You can set up iSCSI authentication by using the vSphere Client, as discussed in the vSphere Storage documentation or by using the esxcli command, discussed in Enabling iSCSI Authentication. To use CHAP authentication, you must enable CHAP on both the initiator side and the storage system side. After authentication is enabled, it applies for targets to which no connection has been established, but does not apply to targets to which a connection is established. After the discovery address is set, the new volumes to which you add a connection are exposed and can be used.
For software iSCSI and dependent hardware iSCSI, ESXi hosts support per-discovery and per-target CHAP credentials. For independent hardware iSCSI, ESXi hosts support only one set of CHAP credentials per initiator. You cannot assign different CHAP credentials for different targets.
When you configure independent hardware iSCSI initiators, ensure that the CHAP configuration matches your iSCSI storage. If CHAP is enabled on the storage array, it must be enabled on the initiator.

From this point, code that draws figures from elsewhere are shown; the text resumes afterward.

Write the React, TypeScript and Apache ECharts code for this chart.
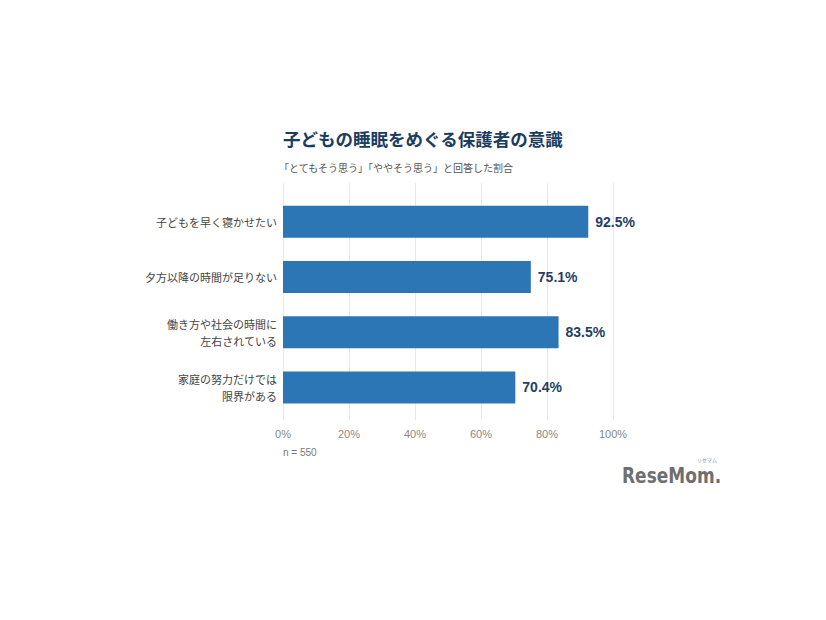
import React, { useEffect, useRef } from "react";
import * as echarts from "echarts";

const categories = [
  "子どもを早く寝かせたい",
  "夕方以降の時間が足りない",
  "働き方や社会の時間に\n左右されている",
  "家庭の努力だけでは\n限界がある",
];
const values = [92.5, 75.1, 83.5, 70.4];
const titleText = "子どもの睡眠をめぐる保護者の意識";
const subtitleText = "「とてもそう思う」「ややそう思う」と回答した割合";
const noteText = "n = 550";

export default function App() {
  const ref = useRef<HTMLDivElement>(null);
  useEffect(() => {
    if (!ref.current) return;
    const chart = echarts.init(ref.current, null, { renderer: "svg" });
    const jp = "'Noto Sans CJK JP', sans-serif";
    chart.setOption({
      animation: false,
      backgroundColor: "#ffffff",
      title: [
        {
          text: titleText,
          left: 283,
          top: 130,
          padding: 0,
          textStyle: { fontFamily: jp, fontSize: 17.5, fontWeight: "bold", color: "#1d3d60" },
        },
        {
          text: subtitleText,
          left: 279,
          top: 162,
          padding: 0,
          textStyle: { fontFamily: jp, fontSize: 10, fontWeight: "normal", color: "#555555" },
        },
      ],
      grid: [
        { left: 283, right: 213, top: 183, height: 237 },
        { left: 283, right: 213, top: 194, height: 221 },
      ],
      xAxis: [
        {
          gridIndex: 0,
          type: "value",
          min: 0,
          max: 100,
          interval: 20,
          axisLine: { show: false },
          axisTick: { show: false },
          splitLine: { show: true, lineStyle: { color: "#e8e8e8", width: 1 } },
          axisLabel: {
            formatter: "{value}%",
            color: "#888888",
            fontSize: 11,
            fontFamily: "'Liberation Sans', Arial, sans-serif",
            margin: 8,
          },
        },
        { gridIndex: 1, type: "value", min: 0, max: 100, show: false },
      ],
      yAxis: [
        { gridIndex: 0, type: "category", data: categories, show: false, inverse: true },
        {
          gridIndex: 1,
          type: "category",
          data: categories,
          inverse: true,
          axisLine: { show: false },
          axisTick: { show: false },
          axisLabel: {
            color: "#444444",
            fontSize: 11,
            fontFamily: jp,
            lineHeight: 17,
            margin: 6,
            align: "right",
          },
        },
      ],
      series: [
        {
          type: "bar",
          xAxisIndex: 1,
          yAxisIndex: 1,
          data: values,
          barWidth: 32,
          itemStyle: { color: "#2c76b5" },
          label: {
            show: true,
            position: "right",
            distance: 7,
            formatter: "{c}%",
            color: "#1f3f66",
            fontSize: 14,
            fontWeight: "bold",
            fontFamily: "'Liberation Sans', Arial, sans-serif",
          },
        },
      ],
      graphic: [
        {
          type: "text",
          left: 283,
          top: 447,
          style: {
            text: noteText,
            fill: "#777777",
            fontSize: 10,
            fontFamily: "'Liberation Sans', Arial, sans-serif",
          },
        },
        {
          type: "text",
          x: 622,
          y: 464,
          scaleX: 0.86,
          style: {
            text: "ReseMom.",
            fill: "#6f6f6f",
            fontSize: 22,
            fontWeight: "bold",
            fontFamily: "'DejaVu Sans Condensed', 'DejaVu Sans', sans-serif",
          },
        },
        {
          type: "text",
          x: 697,
          y: 457,
          style: {
            text: "リセマム",
            fill: "#8a8a8a",
            fontSize: 5,
            fontFamily: jp,
          },
        },
      ],
    });
    return () => chart.dispose();
  }, []);
  return (
    <div
      ref={ref}
      style={{ position: "fixed", left: 0, top: 0, width: 826, height: 620 }}
    />
  );
}
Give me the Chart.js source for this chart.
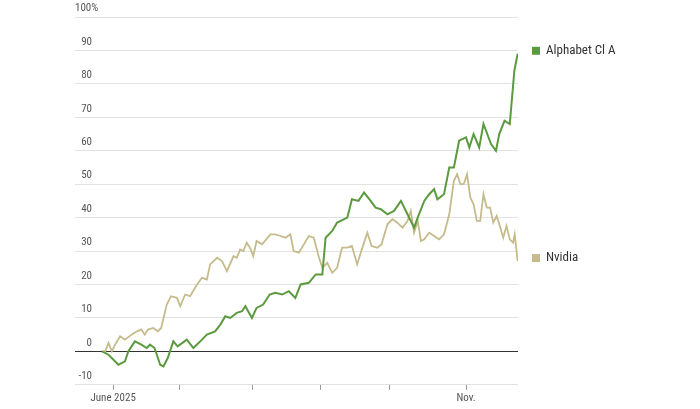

If CHAP is enabled, you must set up the CHAP authentication credentials on the ESXi host to match the credentials on the iSCSI storage.
Supported CHAP Levels
To set CHAP levels with esxcli iscsi adapter setauth or vicfg-iscsi, specify one of the values in Supported Levels for CHAP for <level>. Only two levels are supported for independent hardware iSCSI.
Mutual CHAP is supported for software iSCSI and for dependent hardware iSCSI, but not for independent hardware iSCSI.
Important Ensure that CHAP is set to chapRequired before you set mutual CHAP, and use compatible levels for CHAP and mutual CHAP. Use different passwords for CHAP and mutual CHAP to avoid security risks.
Returning Authentication to Default Inheritance
The values of iSCSI authentication settings associated with a dynamic discovery address or a static discovery target are inherited from the corresponding settings of the parent. For the dynamic discovery address, the parent is the adapter. For the static target, the parent is the adapter or discovery address.
If you use the vSphere Client to modify authentication settings, you must deselect the Inherit from Parent check box before you can make a change to the discovery address or discovery target.
If you use vicfg-iscsi, the value you set overrides the inherited value.
If you use esxcli iscsi commands, the value you set overrides the inherited value. You can set CHAP at these levels:
Inheritance is relevant only if you want to return a dynamic discovery address or a static discovery target to its inherited value. In that case, use one of the following commands:
Dynamic discovery: esxcli iscsi adapter discovery sendtarget auth chap set --inherit
Static discovery: esxcli iscsi adapter target portal auth chap set --inherit.